Sound familiar?

After spending several billion dollars attempting to reform public education over nearly 20 years, the Bill & Melinda Gates Foundation is saying that, oops, the job is harder than its leaders had thought.

Sue Desmond-Hellmann, foundation chief executive officer, wrote this in a newly released annual letter:

We are firm believers that education is a bridge to opportunity in America. My colleague, Allan Golston, spoke passionately about this at a gathering of education experts last year. However, we’re facing the fact that it is a real struggle to make system-wide change.

And she wrote this about the foundation’s investment in creating, implementing and promoting the Common Core State Standards:

Unfortunately, our foundation underestimated the level of resources and support required for our public education systems to be well-equipped to implement the standards. We missed an early opportunity to sufficiently engage educators – particularly teachers – but also parents and communities so that the benefits of the standards could take flight from the beginning.
This has been a challenging lesson for us to absorb, but we take it to heart. The mission of improving education in America is both vast and complicated, and the Gates Foundation doesn’t have all the answers.

That may be news only to the Gates Foundation. As this new biting editorial in the Los Angeles Times — with the headline, “Gates Foundation failures show philanthropists shouldn’t be setting America’s public school agenda” — says:

It was a remarkable admission for a foundation that had often acted as though it did have all the answers. Today, the Gates Foundation is clearly rethinking its bust-the-walls-down strategy on education — as it should. And so should the politicians and policymakers, from the federal level to the local, who have given the educational wishes of Bill and Melinda Gates and other well-meaning philanthropists and foundations too much sway in recent years over how schools are run.

The Gates foundation has actually been at the “oops” stage before. It entered the education reform world nearly 20 years ago with what the foundation has said was a $650 million investment to break up large failing high schools into small schools, on the theory that small schools worked better than large ones. The foundation, however, did not approach the task in a way that some educators said was important, and after nine years of pushing the project, Bill Gates, in his 2009 annual foundation letter, said it hadn’t worked and it was time to move on to new K-12 education issues. The 2009 letter said:

Many of the small schools that we invested in did not improve students’ achievement in any significant way. These tended to be the schools that did not take radical steps to change the culture, such as allowing the principal to pick the team of teachers or change the curriculum. We had less success trying to change an existing school than helping to create a new school. Even so, many schools had higher attendance and graduation rates than their peers. While we were pleased with these improvements, we are trying to raise college-ready graduation rates, and in most cases, we fell short.

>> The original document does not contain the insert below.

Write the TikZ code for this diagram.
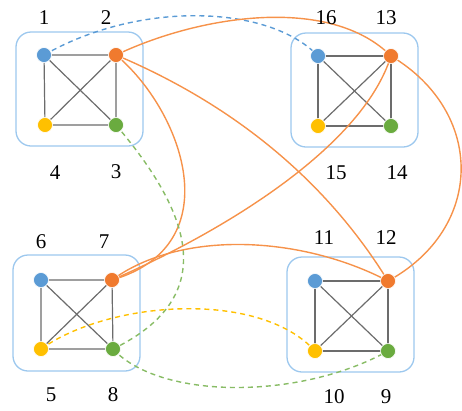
\documentclass[tikz,border=0pt]{standalone}
\usepackage{fontspec}
\setmainfont{Liberation Serif}
\begin{document}
\begin{tikzpicture}[x=1pt,y=-1pt,
  vtx/.style={circle,inner sep=0pt,minimum size=15pt,draw=white,line width=0.6pt},
  vb/.style={vtx,fill=nblue},
  vo/.style={vtx,fill=norange},
  vy/.style={vtx,fill=nyellow},
  vg/.style={vtx,fill=ngreen},
  grp/.style={draw=boxblue,line width=1.3pt,rounded corners=15pt},
  inner/.style={draw=gray!85!black,line width=1.2pt},
  lab/.style={font=\fontsize{21}{24}\selectfont,inner sep=0pt},
  oc/.style={draw=orangeline,line width=1.4pt},
  dsh/.style={line width=1.4pt,dash pattern=on 5pt off 4pt},
]
\definecolor{nblue}{HTML}{5B9BD5}
\definecolor{norange}{HTML}{F07A2E}
\definecolor{nyellow}{HTML}{FFC000}
\definecolor{ngreen}{HTML}{6AAB3F}
\definecolor{boxblue}{HTML}{9DC8EE}
\definecolor{orangeline}{HTML}{F6924A}
\useasboundingbox (0,0) rectangle (462,410);

% boxes
\draw[grp] (16,32) rectangle (143,146);
\draw[grp] (291,33) rectangle (418,147);
\draw[grp] (13,255) rectangle (140,371);
\draw[grp] (287,257) rectangle (414,372);

% vertex coordinates
\coordinate (p1) at (44,55);   \coordinate (p2) at (116,55);
\coordinate (p3) at (116,125); \coordinate (p4) at (45,125);
\coordinate (p16) at (318,56); \coordinate (p13) at (391,56);
\coordinate (p14) at (391,126);\coordinate (p15) at (318,126);
\coordinate (p6) at (41,280);  \coordinate (p7) at (112,280);
\coordinate (p8) at (113,349); \coordinate (p5) at (41,349);
\coordinate (p11) at (315,281);\coordinate (p12) at (388,281);
\coordinate (p9) at (388,351); \coordinate (p10) at (315,351);

% inner complete graphs
\foreach \a/\b/\c/\d in {p1/p2/p3/p4, p16/p13/p14/p15, p6/p7/p8/p5, p11/p12/p9/p10}{
  \draw[inner] (\a) -- (\b) -- (\c) -- (\d) -- cycle;
  \draw[inner] (\a) -- (\c);
  \draw[inner] (\b) -- (\d);
}

% connectors
\draw[dsh,draw=nblue] (p1) .. controls (140,0) and (270,5) .. (p16);
\draw[oc] (p2) .. controls (200,15) and (330,-5) .. (p13);
\draw[oc] (p2) .. controls (270,120) and (348,216) .. (p12);
\draw[oc] (p2) .. controls (182,110) and (232,245) .. (p7);
\draw[dsh,draw=ngreen!80] (p3) .. controls (190,212) and (222,296) .. (p8);
\draw[oc] (p7) .. controls (222,232) and (362,148) .. (p13);
\draw[oc] (p7) .. controls (180,230) and (300,235) .. (p12);
\draw[oc] (p13) .. controls (485,112) and (485,228) .. (p12);
\draw[dsh,draw=nyellow] (p5) .. controls (110,300) and (260,290) .. (p10);
\draw[dsh,draw=ngreen!80] (p8) .. controls (160,400) and (300,400) .. (p9);

% vertices
\node[vb] (n1) at (p1) {};  \node[vo] (n2) at (p2) {};
\node[vg] (n3) at (p3) {};  \node[vy] (n4) at (p4) {};
\node[vb] (n16) at (p16) {};\node[vo] (n13) at (p13) {};
\node[vg] (n14) at (p14) {};\node[vy] (n15) at (p15) {};
\node[vb] (n6) at (p6) {};  \node[vo] (n7) at (p7) {};
\node[vg] (n8) at (p8) {};  \node[vy] (n5) at (p5) {};
\node[vb] (n11) at (p11) {};\node[vo] (n12) at (p12) {};
\node[vg] (n9) at (p9) {};  \node[vy] (n10) at (p10) {};

% labels
\node[lab] (l1) at (44,18) {1};
\node[lab] (l2) at (106,18) {2};
\node[lab] (l4) at (55,173) {4};
\node[lab] (l3) at (116,172) {3};
\node[lab] (l16) at (326,18) {16};
\node[lab] (l13) at (386,18) {13};
\node[lab] (l15) at (336,173) {15};
\node[lab] (l14) at (397,173) {14};
\node[lab] (l6) at (41,242) {6};
\node[lab] (l7) at (104,242) {7};
\node[lab] (l5) at (51,395) {5};
\node[lab] (l8) at (113,395) {8};
\node[lab] (l11) at (324,238) {11};
\node[lab] (l12) at (386,238) {12};
\node[lab] (l10) at (334,397) {10};
\node[lab] (l9) at (386,397) {9};
\end{tikzpicture}
\end{document}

Then the foundation poured several hundred million dollars to develop, implement and promote the Common Core State Standards, as well as hundreds of millions more in creating and implementing educator assessment systems that incorporated student standardized test scores into individual teacher’s evaluations. That assessment experts said using student test scores as part of a teacher’s evaluation wasn’t reliable or valid wasn’t an issue for the foundation — until, apparently, it was. In 2013, Gates, after bankrolling a rush to evaluate teachers by standardized test scores, decided that it wasn’t going as he had planned. He wrote in an op-ed in The Washington Post:

As states and districts rush to implement new teacher development and evaluation systems, there is a risk they’ll use hastily contrived, unproven measures. One glaring example is the rush to develop new assessments in grades and subjects not currently covered by state tests. Some states and districts are talking about developing tests for all subjects, including choir and gym, just so they have something to measure.

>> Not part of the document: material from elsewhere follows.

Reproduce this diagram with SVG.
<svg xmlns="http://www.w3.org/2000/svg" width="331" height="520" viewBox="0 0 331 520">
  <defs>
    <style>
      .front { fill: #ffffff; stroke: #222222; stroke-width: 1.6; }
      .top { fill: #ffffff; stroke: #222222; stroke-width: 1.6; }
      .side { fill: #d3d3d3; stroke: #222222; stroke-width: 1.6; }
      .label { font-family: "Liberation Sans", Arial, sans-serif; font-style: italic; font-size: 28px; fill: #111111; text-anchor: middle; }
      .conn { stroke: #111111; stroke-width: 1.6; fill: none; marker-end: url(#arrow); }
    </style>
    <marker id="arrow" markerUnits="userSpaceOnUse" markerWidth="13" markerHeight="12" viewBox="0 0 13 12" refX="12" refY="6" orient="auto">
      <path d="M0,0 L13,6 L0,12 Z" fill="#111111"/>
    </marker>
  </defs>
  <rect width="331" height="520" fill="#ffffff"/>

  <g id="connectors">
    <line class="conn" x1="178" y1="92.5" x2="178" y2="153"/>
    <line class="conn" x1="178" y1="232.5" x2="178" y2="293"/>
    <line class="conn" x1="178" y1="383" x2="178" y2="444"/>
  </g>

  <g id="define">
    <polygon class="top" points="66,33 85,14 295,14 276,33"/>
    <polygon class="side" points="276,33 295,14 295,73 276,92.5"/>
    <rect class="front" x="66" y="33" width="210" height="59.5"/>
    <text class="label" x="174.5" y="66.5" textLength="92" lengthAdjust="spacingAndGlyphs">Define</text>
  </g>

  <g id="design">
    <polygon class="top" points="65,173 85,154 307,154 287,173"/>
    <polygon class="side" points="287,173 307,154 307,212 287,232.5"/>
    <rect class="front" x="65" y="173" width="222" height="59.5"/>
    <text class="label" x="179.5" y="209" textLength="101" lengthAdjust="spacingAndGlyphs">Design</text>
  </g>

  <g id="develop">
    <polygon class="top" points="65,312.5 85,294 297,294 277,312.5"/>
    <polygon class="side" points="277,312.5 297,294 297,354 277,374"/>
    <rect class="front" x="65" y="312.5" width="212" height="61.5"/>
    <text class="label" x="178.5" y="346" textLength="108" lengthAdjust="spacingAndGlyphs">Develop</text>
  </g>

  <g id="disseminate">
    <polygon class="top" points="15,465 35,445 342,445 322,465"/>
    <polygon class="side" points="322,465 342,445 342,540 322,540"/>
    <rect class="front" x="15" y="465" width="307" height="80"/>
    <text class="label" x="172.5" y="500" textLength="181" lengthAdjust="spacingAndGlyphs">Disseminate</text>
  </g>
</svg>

Then, in the fall of 2014, he gave a nearly hour-long interview at Harvard University in which he said, “It would be great if our education stuff worked, but that we won’t know for probably a decade.”

They wouldn’t know for a decade? The foundation was essentially using its vast resources to experiment in education — and when it found that one experiment didn’t work, it went on to another.

This takes us back to Desmond-Hellmann’s new open letter, where she is, once again, saying that the foundation made mistakes and is learning from them. Admitting mistakes and taking away real lessons is, of course, part of the stuff of life. If that is what the foundation is doing, fine. But it keeps jumping into education projects and driving education policy — whether or not it makes sense to educators — simply because it seems like it makes sense to the foundation. Inevitably, it doesn’t work out as planned, and we hear somebody from the foundation confessing the work was harder than they thought.

How long will the foundation keep this cycle going?